Te despertaste en mitad de la noche. Los perros aullaban con ese tono lastimero que acompaña a las desgracias. Fue entonces cuando tu conciencia, entrenada en transcribir los códigos de la naturaleza, pudo comprender lo sucedido. Comprendiste el dolor ─tu dolor─ encaramado a la cerviz de aquellos animales, comprendiste que no había prisión para tanto amor, que no existía alambrada para la bondad, que ningún encerradero enjaularía jamás su alma. Y cuando al fin contemplaste su vuelo diáfano, dulce, blanquísimo, los perros dejaron de ladrar, y de dar vueltas sobre sí mismos, y de augurar presagios en la inmensidad de aquella noche. Cuando contemplaste su vuelo limpio, firme, cercano, descansaste, solo entonces descansaste, la mirada transparente, las manos relajadas, la respiración sosegada, con ese convencimiento de que es posible el cauterio. De que el tiempo que se rompe siempre se puede suturar.

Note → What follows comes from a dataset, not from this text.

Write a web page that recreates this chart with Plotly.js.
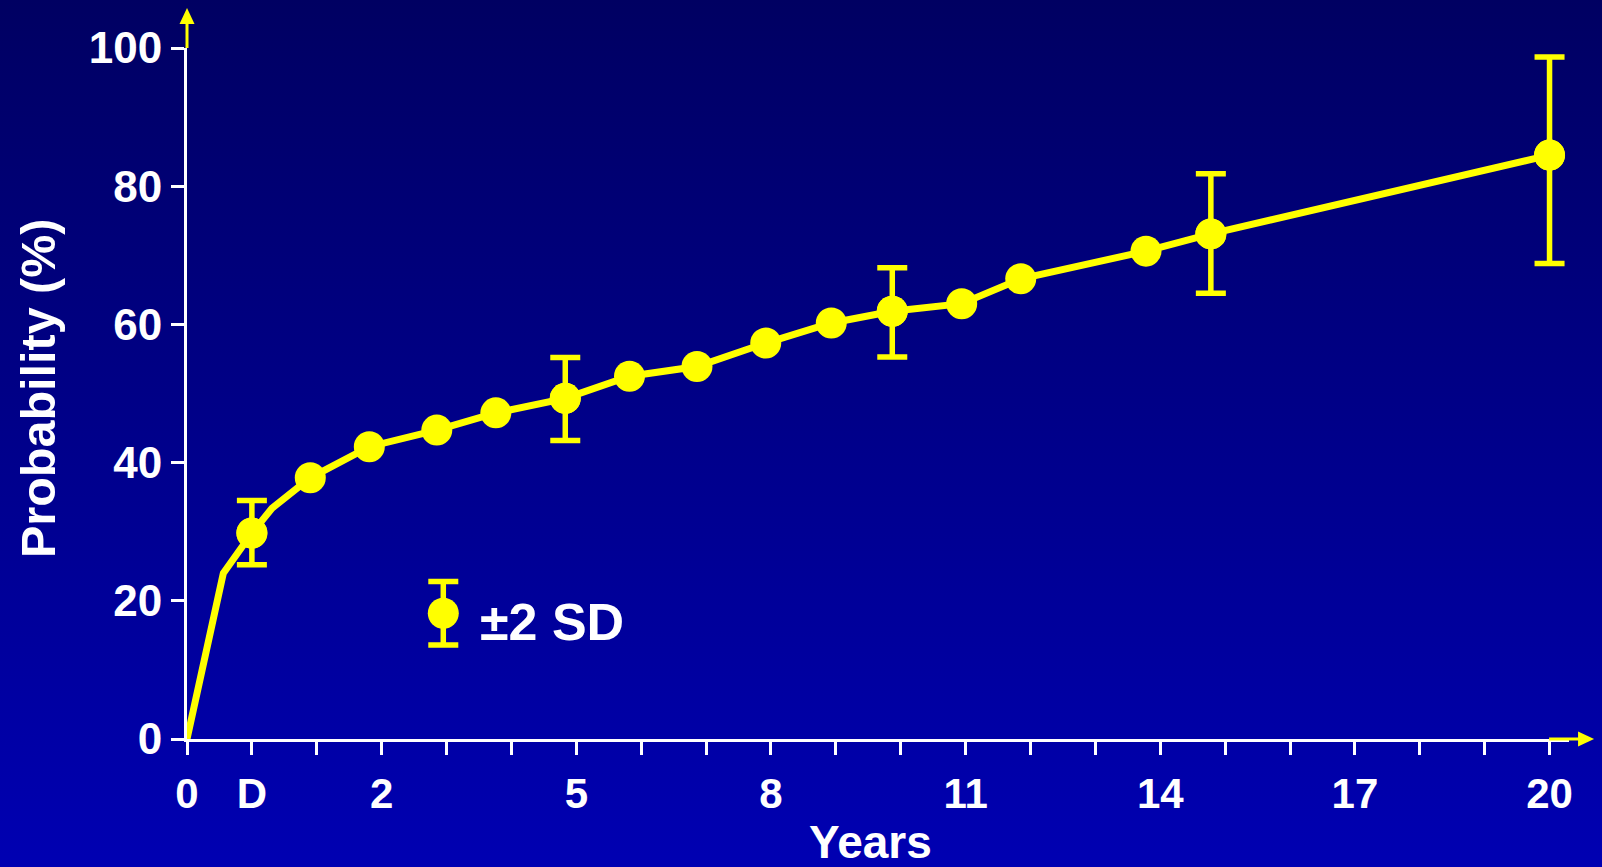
<!DOCTYPE html>
<html>
<head>
<meta charset="utf-8">
<script src="https://cdn.plot.ly/plotly-3.0.1.min.js"></script>
<style>
  html, body { margin: 0; padding: 0; width: 1602px; height: 867px; overflow: hidden;
    background: linear-gradient(to bottom, #000062 0%, #00008a 50%, #0000b2 100%); }
  #chart { width: 1602px; height: 867px; }
</style>
</head>
<body>
<div id="chart"></div>
<script>
// Axis positions: one unit per tick; label "D" at position 1, "2" at 3, ... "20" at 21
const tickPos   = [0,1,2,3,4,5,6,7,8,9,10,11,12,13,14,15,16,17,18,19,20,21];
const tickText  = ['0','D','','2','','','5','','','8','','','11','','','14','','','17','','','20'];
const yTicks    = [0,20,40,60,80,100];

// Curve points (x in tick positions), probability in %
const xPos   = [0, 0.56, 1.0, 1.31, 1.90, 2.81, 3.85, 4.76, 5.83, 6.82, 7.86, 8.92, 9.93, 10.87, 11.94, 12.85, 14.78, 15.78, 21.0];
const prob   = [0, 24.0, 29.8, 33.4, 37.8, 42.3, 44.7, 47.2, 49.3, 52.5, 53.9, 57.3, 60.2, 61.9, 63.0, 66.6, 70.6, 73.1, 84.5];
const marked = [0, 0, 1, 0, 1, 1, 1, 1, 1, 1, 1, 1, 1, 1, 1, 1, 1, 1, 1];
// ±2 SD bars (upper / lower extent), null = none
const errUp   = [null, null, 4.7, null, null, null, null, null, 5.9, null, null, null, null, 6.3, null, null, null, 8.7, 14.2];
const errDown = [null, null, 4.6, null, null, null, null, null, 6.1, null, null, null, null, 6.6, null, null, null, 8.6, 15.7];

// Legend sample
const legendX = [3.95], legendY = [18.2], legendErr = [4.6];
const legendLabel = '±2 SD';
const xTitle = 'Years';
const yTitle = 'Probability (%)';

const YELLOW = '#ffff00';
const FONT = 'Liberation Sans, Arial, sans-serif';

// plot geometry
const L = 187, T = 48, PX_X = 64.86, X_END = 21, X_MAX = 21.3;
const PW = Math.round(X_MAX * PX_X), PH = 691;
const px2paperX = px => (px - L) / PW;
const py2paperY = py => (T + PH - py) / PH;

const mx = [], my = [];
const ex = [], ey = [], eu = [], ed = [];
xPos.forEach((x, i) => {
  if (marked[i]) { mx.push(x); my.push(prob[i]); }
  if (errUp[i] !== null) { ex.push(x); ey.push(prob[i]); eu.push(errUp[i]); ed.push(errDown[i]); }
});

const traces = [
  { x: xPos, y: prob, mode: 'lines', line: { color: YELLOW, width: 7 }, cliponaxis: false, hoverinfo: 'skip' },
  { x: ex, y: ey, mode: 'markers', marker: { color: YELLOW, size: 31 }, cliponaxis: false,
    error_y: { type: 'data', symmetric: false, array: eu, arrayminus: ed, color: YELLOW, thickness: 5.5, width: 15 } },
  { x: mx, y: my, mode: 'markers', marker: { color: YELLOW, size: 31 }, cliponaxis: false },
  { x: legendX, y: legendY, mode: 'markers', marker: { color: YELLOW, size: 31 }, cliponaxis: false,
    error_y: { type: 'data', array: legendErr, color: YELLOW, thickness: 5.5, width: 15 } }
];

// axis arrows (pixel geometry converted to paper units)
const xAxisEndPx = L + X_END * PX_X;   // where the x axis' last tick sits
const axisBottomPx = T + PH;
const shapes = [
  { type: 'line', xref: 'paper', yref: 'paper', x0: 0, x1: 0, y0: 1, y1: py2paperY(23),
    line: { color: YELLOW, width: 3 } },
  { type: 'path', xref: 'paper', yref: 'paper', fillcolor: YELLOW, line: { width: 0 },
    path: `M ${px2paperX(L - 7.5)} ${py2paperY(24)} L ${px2paperX(L + 7.5)} ${py2paperY(24)} L 0 ${py2paperY(8)} Z` },
  { type: 'line', xref: 'paper', yref: 'paper', x0: px2paperX(xAxisEndPx), x1: px2paperX(xAxisEndPx + 30), y0: 0, y1: 0,
    line: { color: YELLOW, width: 3 } },
  { type: 'path', xref: 'paper', yref: 'paper', fillcolor: YELLOW, line: { width: 0 },
    path: `M ${px2paperX(xAxisEndPx + 29)} ${py2paperY(axisBottomPx + 7.5)} L ${px2paperX(xAxisEndPx + 29)} ${py2paperY(axisBottomPx - 7.5)} L ${px2paperX(xAxisEndPx + 45)} 0 Z` }
];

const layout = {
  width: 1602, height: 867,
  margin: { l: L, r: 1602 - L - PW, t: T, b: 867 - T - PH },
  paper_bgcolor: 'rgba(0,0,0,0)', plot_bgcolor: 'rgba(0,0,0,0)',
  showlegend: false,
  font: { family: FONT, color: '#ffffff', weight: 'bold' },
  xaxis: {
    range: [0, X_MAX], tickmode: 'array', tickvals: tickPos, ticktext: tickText,
    showgrid: false, zeroline: false, showline: true, linecolor: '#ffffff', linewidth: 3,
    ticks: 'outside', ticklen: 13, tickwidth: 3, tickcolor: '#ffffff',
    tickfont: { family: FONT, size: 42, color: '#ffffff', weight: 'bold' },
    ticklabelstandoff: 3,
    fixedrange: true
  },
  yaxis: {
    range: [0, 100], tickmode: 'array', tickvals: yTicks,
    showgrid: false, zeroline: false, showline: true, linecolor: '#ffffff', linewidth: 3,
    ticks: 'outside', ticklen: 13, tickwidth: 3, tickcolor: '#ffffff',
    tickfont: { family: FONT, size: 44, color: '#ffffff', weight: 'bold' },
    fixedrange: true
  },
  shapes: shapes,
  annotations: [
    { xref: 'x', yref: 'y', x: 4.48, y: 16.9, xanchor: 'left', yanchor: 'middle', showarrow: false,
      text: legendLabel, font: { family: FONT, size: 52, color: '#ffffff', weight: 'bold' } },
    { xref: 'paper', yref: 'paper', x: px2paperX(870), y: py2paperY(842), xanchor: 'center', yanchor: 'middle',
      showarrow: false, text: xTitle, font: { family: FONT, size: 46, color: '#ffffff', weight: 'bold' } },
    { xref: 'paper', yref: 'paper', x: px2paperX(38), y: py2paperY(388), xanchor: 'center', yanchor: 'middle',
      textangle: -90, showarrow: false, text: yTitle, font: { family: FONT, size: 48.5, color: '#ffffff', weight: 'bold' } }
  ]
};

Plotly.newPlot('chart', traces, layout, { displayModeBar: false, staticPlot: true });
</script>
</body>
</html>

TIEMPO ROTO es el título de la muestra pictórica que el artista Pedro Castrortega expone desde el 3 de febrero en el Museo Municipal de Valdepeñas. Tras la lectura de la excelente reseña de Jesús Cámara, comisario de la exposición, conocemos que algunas de estas obras nacen del dolor experimentado por el artista tras la muerte de su padre, durante las primeras dentelladas de la pandemia. Este dolor inconmensurable es el que desencadena las primeras creaciones colgadas en la primera de las salas, el sentimiento de encontrarse inmerso en un mundo que no comprende y que le genera una cascada de emociones reflejada en sus lienzos. Dolor. Fuego en el alma. Incertidumbre. Y, por entre este derrame caótico de sentimientos ─perros de pelaje negrísimo y fidelidad inquebrantable, jaulas de alambre que no terminan de encerrar el alma, un hogar en llamas ante esa muerte injusta, inesperada─, la visión de una salida, la esperanza, el vuelo del espíritu hacia territorios de luz habitados por una bondad tal vez infinita.
Las palabras de Pedro Castrortega resultan imprescindibles para comprender su inagotable y fértil mundo interior:
“Busco mis ángeles, la magia. El sortilegio, la salida, para que el tiempo no se me escape.
Abro los ojos todos los días, sueño imposibles, y los pinto.”
Es una tarea estimulante y necesaria. Contemplar la magia, el prodigio de sus creaciones, la esencia de sus criaturas, la taxonomía de tantos seres mestizos, híbridos entre la imaginación, la experiencia y los sueños. Seres todos de mirada intensa, perfilada con usura, dotada de la conciencia de la vida. Una mirada de párpados muy abiertos, de ojos que, como guardianes oníricos, parecen vigilar nuestros pasos. Criaturas de mirada consciente y de ancestros a menudo imposibles que pueblan sus lienzos y que, por cierto, agradecerán la curiosidad que, sin duda, esmaltará con brillos de azogue las pupilas de los que visiten esta magnífica exposición.